Zimmermann, 29, has a career 3.32 ERA across parts of seven seasons in the majors. He finished fifth in National League Cy Young Award balloting in 2014, finishing with a 2.66 ERA and a 182/29 K/BB ratio over 199 2/3 innings.
Among starters who have amassed at least 1,000 innings since 2009, only Cliff Lee, Dan Haren, Madison Bumgarner, and Zack Greinke have compiled a better strikeout-to-walk ratio than Zimmermann’s 4.09. While he doesn’t have the star power of other free agents such as Greinke or David Price, the Tigers would certainly improve their rotation by bringing him on board.
Having already added Jesse Chavez and J.A. Happ to the mix and re-signing Marco Estrada early in the offseason, Blue Jays interim GM Tony LaCava said the team will continue to pursue pitching upgrades, as Sportsnet’s Ben Nicholson-Smith reports. Nicholson-Smith added that LaCava declined to comment on free agent ace David Price. It is believed that the Jays will not pursue Price and other big-name free agent starting pitchers given their November activity.

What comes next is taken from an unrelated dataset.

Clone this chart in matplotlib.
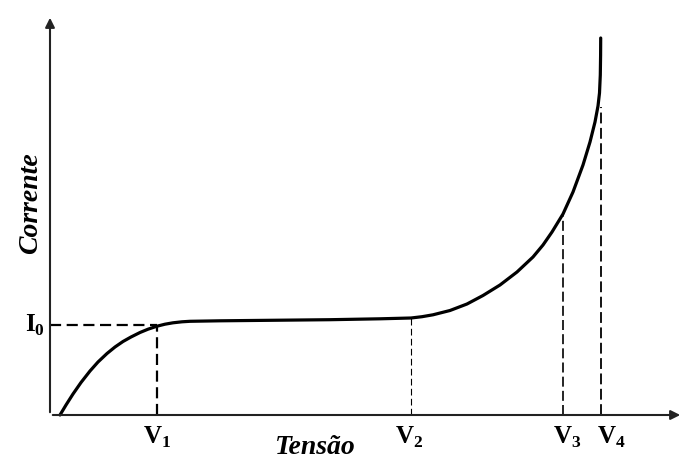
import matplotlib
matplotlib.use('Agg')
import matplotlib.pyplot as plt

plt.rcParams['mathtext.fontset'] = 'custom'
plt.rcParams['mathtext.rm'] = 'Liberation Serif'
plt.rcParams['mathtext.bf'] = 'Liberation Serif:bold'

# curva corrente x tensao (unidades arbitrarias)
tensao = [10, 16, 23, 31, 40, 48, 57, 65, 73, 81, 90, 98, 107, 115, 123, 132, 140,
          170, 220, 280, 330, 361, 372, 383, 400, 417, 433, 450, 467, 483, 493, 502,
          513, 523, 533, 540, 545, 548, 549.5, 550.3, 550.6, 550.7]
corrente = [0, 10, 21, 32.5, 44, 53, 61.5, 68, 73.5, 78, 82.5, 85.8, 88.8, 90.8, 92.2,
            93.2, 93.7, 94.2, 94.7, 95.3, 96.2, 97, 98.3, 100.2, 104.5, 111, 119.5, 130,
            143, 158, 170, 183, 201, 223, 250, 273, 293, 309, 322, 340, 360, 377]

V = [107, 361, 513, 550.5]
I_V = [88.8, 97, 201, 308]
V_labels = [r'$\mathbf{V}_\mathbf{1}$', r'$\mathbf{V}_\mathbf{2}$',
            r'$\mathbf{V}_\mathbf{3}$', r'$\mathbf{V}_\mathbf{4}$']
V_offsets = [0, -2, 4, 11]
I0 = 90

fig = plt.figure(figsize=(6.83, 4.65), dpi=100)
ax = fig.add_axes([50/683, 50/465, 633/683, 400/465])
ax.set_xlim(0, 633)
ax.set_ylim(0, 400)
ax.axis('off')

# eixos com setas
ax.annotate('', xy=(1, 0), xytext=(0, 0), xycoords='axes fraction',
            arrowprops=dict(arrowstyle='-|>', lw=1.5, color='#222222', mutation_scale=14))
ax.annotate('', xy=(0, 1), xytext=(0, 0), xycoords='axes fraction',
            arrowprops=dict(arrowstyle='-|>', lw=1.5, color='#222222', mutation_scale=14))

ax.plot(tensao, corrente, color='black', lw=2.3, solid_capstyle='round',
        solid_joinstyle='round', clip_on=False)

# linhas tracejadas
ax.plot([0, V[0]], [I0, I0], color='black', lw=1.6, dashes=(5, 2.5))
ax.plot([V[0], V[0]], [0, I_V[0]], color='black', lw=1.6, dashes=(5, 2.5))
ax.plot([V[1], V[1]], [0, I_V[1]], color='black', lw=0.8, dashes=(6, 3))
ax.plot([V[2], V[2]], [0, I_V[2]], color='black', lw=1.2, dashes=(6, 2.5))
ax.plot([V[3], V[3]], [0, I_V[3]], color='black', lw=1.3, dashes=(6, 2.5))

for v, lab, off in zip(V, V_labels, V_offsets):
    ax.text(v + off, -22, lab, ha='center', va='center', fontsize=18)

ax.text(-15, I0, r'$\mathbf{I}_\mathbf{0}$', ha='center', va='center', fontsize=18)

ax.text(265, -32, 'Tensão', ha='center', va='center', fontsize=20,
        family='Liberation Serif', fontweight='bold', fontstyle='italic')
ax.text(-19, 212, 'Corrente', ha='center', va='center', fontsize=20, rotation=90,
        family='Liberation Serif', fontweight='bold', fontstyle='italic')

fig.savefig('out.png', dpi=100)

The Jays re-signed Estrada to a two-year, $26 million deal on November 13, acquired Chavez from the Athletics in exchange for reliever Liam Hendriks on November 20 and signed Happ to a three-year, $36 million deal on Friday.
Nicholson-Smith notes in a column on Sportsnet that the Jays need to address the bullpen in particular. That is especially true after swapping Hendriks, who had a career-best 2.92 ERA out of the Jays’ bullpen in 2015, for a back-end starting pitcher.
Jon Heyman of CBS Sports spoke to an anonymous baseball executive, who said that Nationals closer Jonathan Papelbon is “untradeable”. The Nationals are hoping to trade both Papelbon and the man he displaced, Drew Storen.
Papelbon has a poor reputation in baseball, particularly after a dugout altercation with superstar outfielder Bryce Harper. Focusing strictly on what he does on the field, Papelbon still gets the job done. The 35-year-old finished the last season with a combined 2.13 ERA, 24 saves, and a 56/12 K/BB ratio over 63 1/3 innings between the Phillies and Nationals.
The Nationals owe Papelbon $11 million for the 2016 season.
Baseball America’s J.J. Cooper reports that corner infielder Mike Hessman has retired from professional baseball after 20 seasons. Hessman hit 433 home runs in the minor leagues, an all-time record. He broke Buzz Arlett’s record this past August and with style as #433 was a grand slam.
Hessman, 37, was selected in the 16th round of the 1996 draft by the Braves and remained with the organization through the 2004 season. He then went to the Tigers from 2005-09, the Mets in 2010, then drifted into the Astros and Reds’ farm systems before returning to the Tigers for the last two years.
Hessman took 250 plate appearances at the major league level, batting .188/.272/.422 with 14 home runs and 33 RBI.